Le plateau est plongé dans le noir et le silence. Petit à petit, trois corps se dessinent, se laissent deviner, dans un halo de lumière. Venu du néant, un rythme s’impose comme le tambour d’une galère qui donne la cadence aux rameurs. Les corps vêtus de blanc et encapuchonnés, s’impriment du rythme, les mouvements se font plus audacieux, les visages se découvrent. En cercle, les trois interprètes enchaînent les mouvements, synchronisés, répétitifs, comme à la chaîne qu’évoquent les souffles proches des échappées de l’air comprimé sortis d’une machine. Puis les mouvements se font plus chaloupés avant de revenir en force, le regard soutenu, dur, intense. Rapprochement, éloignement, croisement, les corps occupent l’espace dans une tension énergique, jusqu’à l’épuisement, le dérèglement. Quelques mesures de mélodie les aideront à retrouver leur grâce.

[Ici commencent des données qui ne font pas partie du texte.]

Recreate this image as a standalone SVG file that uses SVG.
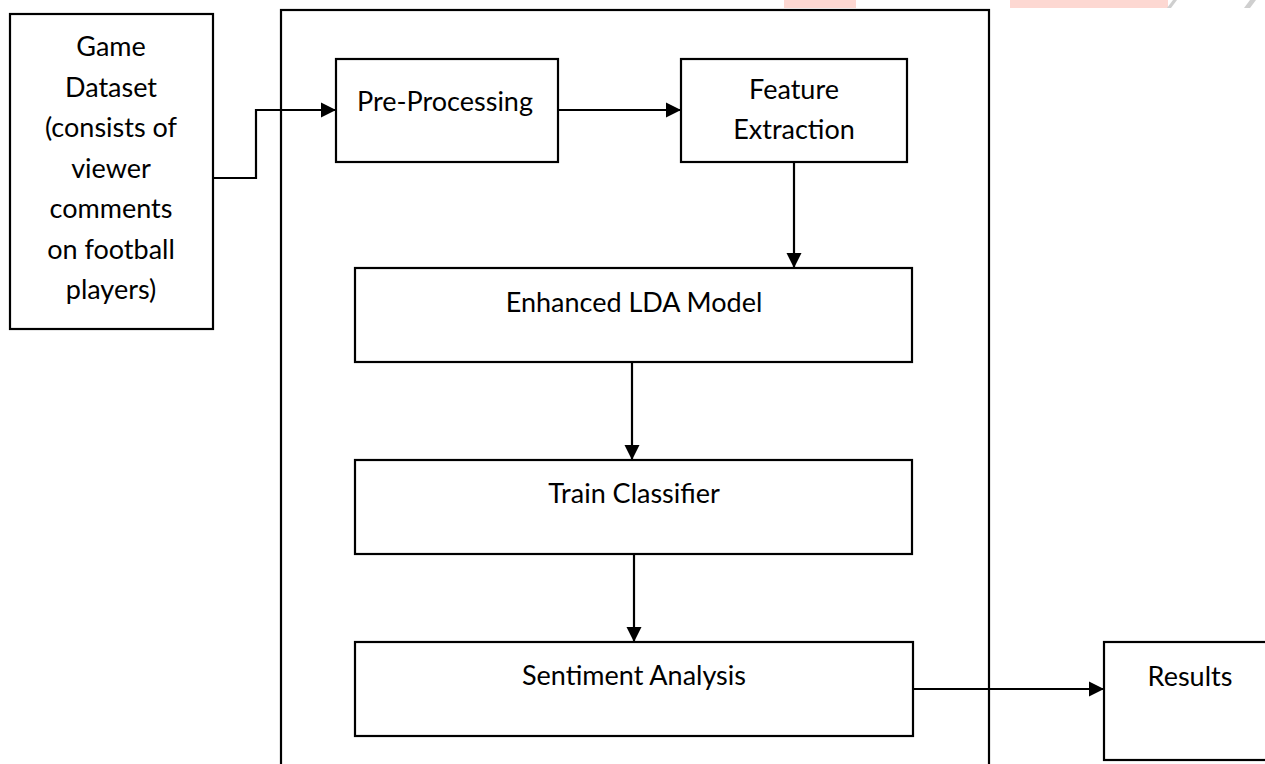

« Forces » s’inscrit dans le sillage de « Atomic 3001 » mais à la différence de cette pièce, cette trilogie de femmes puissantes (Leslie Mannès, Mercedes Dassy, Daniel Barkan) génère la force plutôt que de la subir, jusqu’à la libération, la joie, l’extase. Chamanes, guerrières, cyborgs, elles créent un tourbillon de « forces primaires, telluriques et technologiques » qui dégage une énergie collective dans une sorte de rituel de célébration du vivant.
Chorégraphie, danseuse et comédienne, Leslie Mannès a dansé pour Maxence Rey, Ayelen Parolin ou la Cie Mossoux-Bonté. Elle a également fondé, avec Louise Baduel, la Cie System Failure qui questionne le présent à partir de fictions futuristes, .En 2016, elle crée « Atomic 3001 », un seul en scène marqué par la pulsation incoercible du geste et du son. Flanquée du compositeur Thomas Turine et de créateur lumière Vincent Lemaître, la chorégraphe exploite la relation fusionnelle entre le corps, le son et la lumière pour provoquer une expérience sensorielle collective, voire immersive.